> [SET PROBLEM]: Pictures are not part of the copy; repeat everything else in the records exactly.

[start]

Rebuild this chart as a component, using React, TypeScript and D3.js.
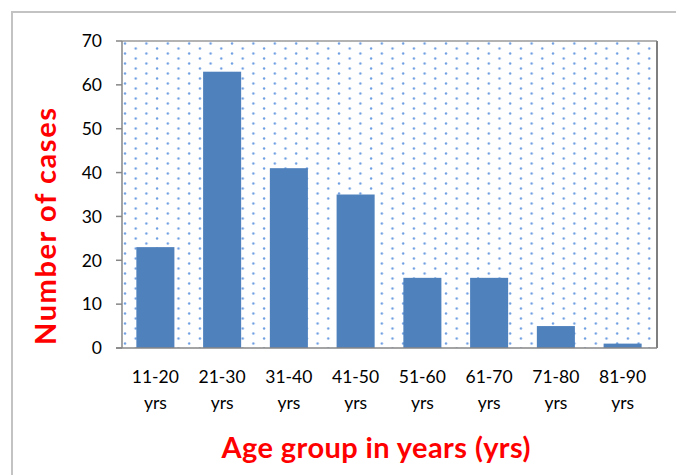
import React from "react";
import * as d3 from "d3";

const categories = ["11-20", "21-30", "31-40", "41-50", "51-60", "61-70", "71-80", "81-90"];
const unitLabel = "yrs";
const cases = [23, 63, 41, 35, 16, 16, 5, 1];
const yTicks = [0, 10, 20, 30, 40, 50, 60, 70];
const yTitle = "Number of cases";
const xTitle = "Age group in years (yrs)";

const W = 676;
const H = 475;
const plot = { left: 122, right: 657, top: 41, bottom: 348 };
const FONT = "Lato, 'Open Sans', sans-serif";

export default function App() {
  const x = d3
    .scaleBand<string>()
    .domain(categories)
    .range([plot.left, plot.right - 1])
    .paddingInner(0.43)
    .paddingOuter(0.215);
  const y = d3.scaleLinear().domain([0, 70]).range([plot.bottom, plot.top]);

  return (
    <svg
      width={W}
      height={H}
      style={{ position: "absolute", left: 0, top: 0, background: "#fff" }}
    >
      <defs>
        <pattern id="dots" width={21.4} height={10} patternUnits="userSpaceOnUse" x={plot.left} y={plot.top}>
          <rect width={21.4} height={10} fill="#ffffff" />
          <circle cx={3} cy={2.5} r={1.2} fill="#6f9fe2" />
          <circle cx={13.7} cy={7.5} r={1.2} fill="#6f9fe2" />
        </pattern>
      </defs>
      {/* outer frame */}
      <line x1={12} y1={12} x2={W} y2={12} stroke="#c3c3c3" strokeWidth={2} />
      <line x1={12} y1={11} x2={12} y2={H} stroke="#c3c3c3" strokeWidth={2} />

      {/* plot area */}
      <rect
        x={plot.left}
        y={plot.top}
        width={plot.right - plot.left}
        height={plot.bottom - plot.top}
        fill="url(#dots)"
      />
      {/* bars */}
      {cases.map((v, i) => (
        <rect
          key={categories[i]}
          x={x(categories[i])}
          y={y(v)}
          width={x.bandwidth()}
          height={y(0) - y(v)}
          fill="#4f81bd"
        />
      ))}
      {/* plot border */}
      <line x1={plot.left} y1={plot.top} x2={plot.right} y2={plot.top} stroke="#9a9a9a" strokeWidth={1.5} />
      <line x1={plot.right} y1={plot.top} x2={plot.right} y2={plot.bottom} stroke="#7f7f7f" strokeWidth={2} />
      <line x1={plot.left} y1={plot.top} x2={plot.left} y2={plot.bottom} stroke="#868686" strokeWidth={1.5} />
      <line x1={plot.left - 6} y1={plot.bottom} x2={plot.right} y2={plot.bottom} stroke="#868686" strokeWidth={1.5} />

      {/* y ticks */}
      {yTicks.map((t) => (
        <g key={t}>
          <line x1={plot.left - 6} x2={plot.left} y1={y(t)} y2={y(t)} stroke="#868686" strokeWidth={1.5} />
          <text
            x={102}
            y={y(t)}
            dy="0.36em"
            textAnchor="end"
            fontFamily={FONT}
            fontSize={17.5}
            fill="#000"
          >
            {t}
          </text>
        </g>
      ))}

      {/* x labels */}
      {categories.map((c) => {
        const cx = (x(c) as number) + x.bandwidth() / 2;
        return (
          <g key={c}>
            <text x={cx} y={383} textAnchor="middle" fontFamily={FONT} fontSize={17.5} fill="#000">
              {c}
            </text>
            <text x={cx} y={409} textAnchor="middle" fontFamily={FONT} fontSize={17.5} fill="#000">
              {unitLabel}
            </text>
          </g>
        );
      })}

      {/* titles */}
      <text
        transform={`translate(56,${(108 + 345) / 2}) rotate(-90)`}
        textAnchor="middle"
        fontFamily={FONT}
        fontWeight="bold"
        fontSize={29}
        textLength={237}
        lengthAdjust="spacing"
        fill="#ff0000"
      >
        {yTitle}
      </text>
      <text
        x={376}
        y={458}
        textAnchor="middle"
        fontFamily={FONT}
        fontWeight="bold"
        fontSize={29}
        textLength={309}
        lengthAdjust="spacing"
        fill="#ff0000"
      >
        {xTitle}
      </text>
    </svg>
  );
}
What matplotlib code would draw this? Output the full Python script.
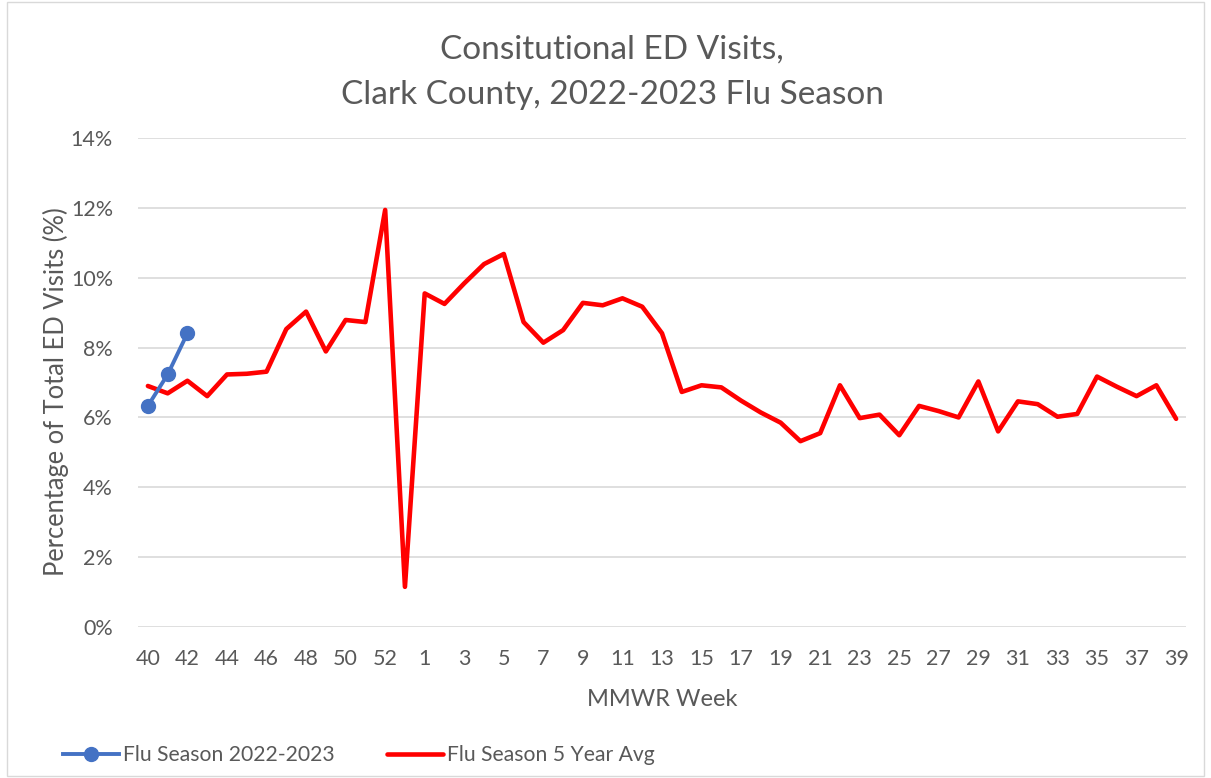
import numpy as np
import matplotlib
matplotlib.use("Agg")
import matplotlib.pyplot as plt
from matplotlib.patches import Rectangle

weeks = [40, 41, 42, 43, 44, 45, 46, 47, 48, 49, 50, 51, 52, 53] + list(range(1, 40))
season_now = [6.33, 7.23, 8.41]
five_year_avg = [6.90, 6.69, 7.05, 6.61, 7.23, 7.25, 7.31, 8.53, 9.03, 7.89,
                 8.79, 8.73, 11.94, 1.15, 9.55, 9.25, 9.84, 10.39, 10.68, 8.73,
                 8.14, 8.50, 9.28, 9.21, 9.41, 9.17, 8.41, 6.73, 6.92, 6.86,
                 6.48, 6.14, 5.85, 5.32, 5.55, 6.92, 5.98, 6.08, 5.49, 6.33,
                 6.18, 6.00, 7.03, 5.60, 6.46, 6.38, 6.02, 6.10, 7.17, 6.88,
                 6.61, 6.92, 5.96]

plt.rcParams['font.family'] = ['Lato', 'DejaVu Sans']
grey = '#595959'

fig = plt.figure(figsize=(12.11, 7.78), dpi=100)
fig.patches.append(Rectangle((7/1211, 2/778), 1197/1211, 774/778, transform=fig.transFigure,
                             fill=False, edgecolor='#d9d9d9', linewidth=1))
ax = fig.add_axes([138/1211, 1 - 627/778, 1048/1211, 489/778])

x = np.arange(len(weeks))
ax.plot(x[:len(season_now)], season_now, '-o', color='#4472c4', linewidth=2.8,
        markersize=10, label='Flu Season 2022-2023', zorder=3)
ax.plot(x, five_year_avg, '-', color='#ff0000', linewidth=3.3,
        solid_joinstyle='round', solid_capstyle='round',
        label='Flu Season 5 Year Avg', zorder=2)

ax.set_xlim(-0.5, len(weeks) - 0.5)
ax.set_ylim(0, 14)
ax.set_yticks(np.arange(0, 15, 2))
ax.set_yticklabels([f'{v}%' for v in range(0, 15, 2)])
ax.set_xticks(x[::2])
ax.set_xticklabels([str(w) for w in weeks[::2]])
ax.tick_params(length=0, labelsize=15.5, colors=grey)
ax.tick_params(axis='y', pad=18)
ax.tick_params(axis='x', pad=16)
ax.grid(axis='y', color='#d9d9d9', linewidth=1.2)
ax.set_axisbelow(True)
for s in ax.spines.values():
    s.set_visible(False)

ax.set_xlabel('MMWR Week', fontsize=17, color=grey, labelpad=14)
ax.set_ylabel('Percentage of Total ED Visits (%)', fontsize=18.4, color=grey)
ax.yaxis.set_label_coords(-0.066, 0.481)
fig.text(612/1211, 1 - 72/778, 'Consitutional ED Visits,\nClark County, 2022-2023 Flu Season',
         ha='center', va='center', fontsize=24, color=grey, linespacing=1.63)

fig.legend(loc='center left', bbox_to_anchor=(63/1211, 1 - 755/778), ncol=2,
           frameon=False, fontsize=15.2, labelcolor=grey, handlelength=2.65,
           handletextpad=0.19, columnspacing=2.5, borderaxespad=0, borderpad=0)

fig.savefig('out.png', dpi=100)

[end]

> [COMPLETED EXERCISE]:
Rebuild this chart as a component, using React, TypeScript and D3.js.
import React from "react";
import * as d3 from "d3";

const categories = ["11-20", "21-30", "31-40", "41-50", "51-60", "61-70", "71-80", "81-90"];
const unitLabel = "yrs";
const cases = [23, 63, 41, 35, 16, 16, 5, 1];
const yTicks = [0, 10, 20, 30, 40, 50, 60, 70];
const yTitle = "Number of cases";
const xTitle = "Age group in years (yrs)";

const W = 676;
const H = 475;
const plot = { left: 122, right: 657, top: 41, bottom: 348 };
const FONT = "Lato, 'Open Sans', sans-serif";

export default function App() {
  const x = d3
    .scaleBand<string>()
    .domain(categories)
    .range([plot.left, plot.right - 1])
    .paddingInner(0.43)
    .paddingOuter(0.215);
  const y = d3.scaleLinear().domain([0, 70]).range([plot.bottom, plot.top]);

  return (
    <svg
      width={W}
      height={H}
      style={{ position: "absolute", left: 0, top: 0, background: "#fff" }}
    >
      <defs>
        <pattern id="dots" width={21.4} height={10} patternUnits="userSpaceOnUse" x={plot.left} y={plot.top}>
          <rect width={21.4} height={10} fill="#ffffff" />
          <circle cx={3} cy={2.5} r={1.2} fill="#6f9fe2" />
          <circle cx={13.7} cy={7.5} r={1.2} fill="#6f9fe2" />
        </pattern>
      </defs>
      {/* outer frame */}
      <line x1={12} y1={12} x2={W} y2={12} stroke="#c3c3c3" strokeWidth={2} />
      <line x1={12} y1={11} x2={12} y2={H} stroke="#c3c3c3" strokeWidth={2} />

      {/* plot area */}
      <rect
        x={plot.left}
        y={plot.top}
        width={plot.right - plot.left}
        height={plot.bottom - plot.top}
        fill="url(#dots)"
      />
      {/* bars */}
      {cases.map((v, i) => (
        <rect
          key={categories[i]}
          x={x(categories[i])}
          y={y(v)}
          width={x.bandwidth()}
          height={y(0) - y(v)}
          fill="#4f81bd"
        />
      ))}
      {/* plot border */}
      <line x1={plot.left} y1={plot.top} x2={plot.right} y2={plot.top} stroke="#9a9a9a" strokeWidth={1.5} />
      <line x1={plot.right} y1={plot.top} x2={plot.right} y2={plot.bottom} stroke="#7f7f7f" strokeWidth={2} />
      <line x1={plot.left} y1={plot.top} x2={plot.left} y2={plot.bottom} stroke="#868686" strokeWidth={1.5} />
      <line x1={plot.left - 6} y1={plot.bottom} x2={plot.right} y2={plot.bottom} stroke="#868686" strokeWidth={1.5} />

      {/* y ticks */}
      {yTicks.map((t) => (
        <g key={t}>
          <line x1={plot.left - 6} x2={plot.left} y1={y(t)} y2={y(t)} stroke="#868686" strokeWidth={1.5} />
          <text
            x={102}
            y={y(t)}
            dy="0.36em"
            textAnchor="end"
            fontFamily={FONT}
            fontSize={17.5}
            fill="#000"
          >
            {t}
          </text>
        </g>
      ))}

      {/* x labels */}
      {categories.map((c) => {
        const cx = (x(c) as number) + x.bandwidth() / 2;
        return (
          <g key={c}>
            <text x={cx} y={383} textAnchor="middle" fontFamily={FONT} fontSize={17.5} fill="#000">
              {c}
            </text>
            <text x={cx} y={409} textAnchor="middle" fontFamily={FONT} fontSize={17.5} fill="#000">
              {unitLabel}
            </text>
          </g>
        );
      })}

      {/* titles */}
      <text
        transform={`translate(56,${(108 + 345) / 2}) rotate(-90)`}
        textAnchor="middle"
        fontFamily={FONT}
        fontWeight="bold"
        fontSize={29}
        textLength={237}
        lengthAdjust="spacing"
        fill="#ff0000"
      >
        {yTitle}
      </text>
      <text
        x={376}
        y={458}
        textAnchor="middle"
        fontFamily={FONT}
        fontWeight="bold"
        fontSize={29}
        textLength={309}
        lengthAdjust="spacing"
        fill="#ff0000"
      >
        {xTitle}
      </text>
    </svg>
  );
}
What matplotlib code would draw this? Output the full Python script.
import numpy as np
import matplotlib
matplotlib.use("Agg")
import matplotlib.pyplot as plt
from matplotlib.patches import Rectangle

weeks = [40, 41, 42, 43, 44, 45, 46, 47, 48, 49, 50, 51, 52, 53] + list(range(1, 40))
season_now = [6.33, 7.23, 8.41]
five_year_avg = [6.90, 6.69, 7.05, 6.61, 7.23, 7.25, 7.31, 8.53, 9.03, 7.89,
                 8.79, 8.73, 11.94, 1.15, 9.55, 9.25, 9.84, 10.39, 10.68, 8.73,
                 8.14, 8.50, 9.28, 9.21, 9.41, 9.17, 8.41, 6.73, 6.92, 6.86,
                 6.48, 6.14, 5.85, 5.32, 5.55, 6.92, 5.98, 6.08, 5.49, 6.33,
                 6.18, 6.00, 7.03, 5.60, 6.46, 6.38, 6.02, 6.10, 7.17, 6.88,
                 6.61, 6.92, 5.96]

plt.rcParams['font.family'] = ['Lato', 'DejaVu Sans']
grey = '#595959'

fig = plt.figure(figsize=(12.11, 7.78), dpi=100)
fig.patches.append(Rectangle((7/1211, 2/778), 1197/1211, 774/778, transform=fig.transFigure,
                             fill=False, edgecolor='#d9d9d9', linewidth=1))
ax = fig.add_axes([138/1211, 1 - 627/778, 1048/1211, 489/778])

x = np.arange(len(weeks))
ax.plot(x[:len(season_now)], season_now, '-o', color='#4472c4', linewidth=2.8,
        markersize=10, label='Flu Season 2022-2023', zorder=3)
ax.plot(x, five_year_avg, '-', color='#ff0000', linewidth=3.3,
        solid_joinstyle='round', solid_capstyle='round',
        label='Flu Season 5 Year Avg', zorder=2)

ax.set_xlim(-0.5, len(weeks) - 0.5)
ax.set_ylim(0, 14)
ax.set_yticks(np.arange(0, 15, 2))
ax.set_yticklabels([f'{v}%' for v in range(0, 15, 2)])
ax.set_xticks(x[::2])
ax.set_xticklabels([str(w) for w in weeks[::2]])
ax.tick_params(length=0, labelsize=15.5, colors=grey)
ax.tick_params(axis='y', pad=18)
ax.tick_params(axis='x', pad=16)
ax.grid(axis='y', color='#d9d9d9', linewidth=1.2)
ax.set_axisbelow(True)
for s in ax.spines.values():
    s.set_visible(False)

ax.set_xlabel('MMWR Week', fontsize=17, color=grey, labelpad=14)
ax.set_ylabel('Percentage of Total ED Visits (%)', fontsize=18.4, color=grey)
ax.yaxis.set_label_coords(-0.066, 0.481)
fig.text(612/1211, 1 - 72/778, 'Consitutional ED Visits,\nClark County, 2022-2023 Flu Season',
         ha='center', va='center', fontsize=24, color=grey, linespacing=1.63)

fig.legend(loc='center left', bbox_to_anchor=(63/1211, 1 - 755/778), ncol=2,
           frameon=False, fontsize=15.2, labelcolor=grey, handlelength=2.65,
           handletextpad=0.19, columnspacing=2.5, borderaxespad=0, borderpad=0)

fig.savefig('out.png', dpi=100)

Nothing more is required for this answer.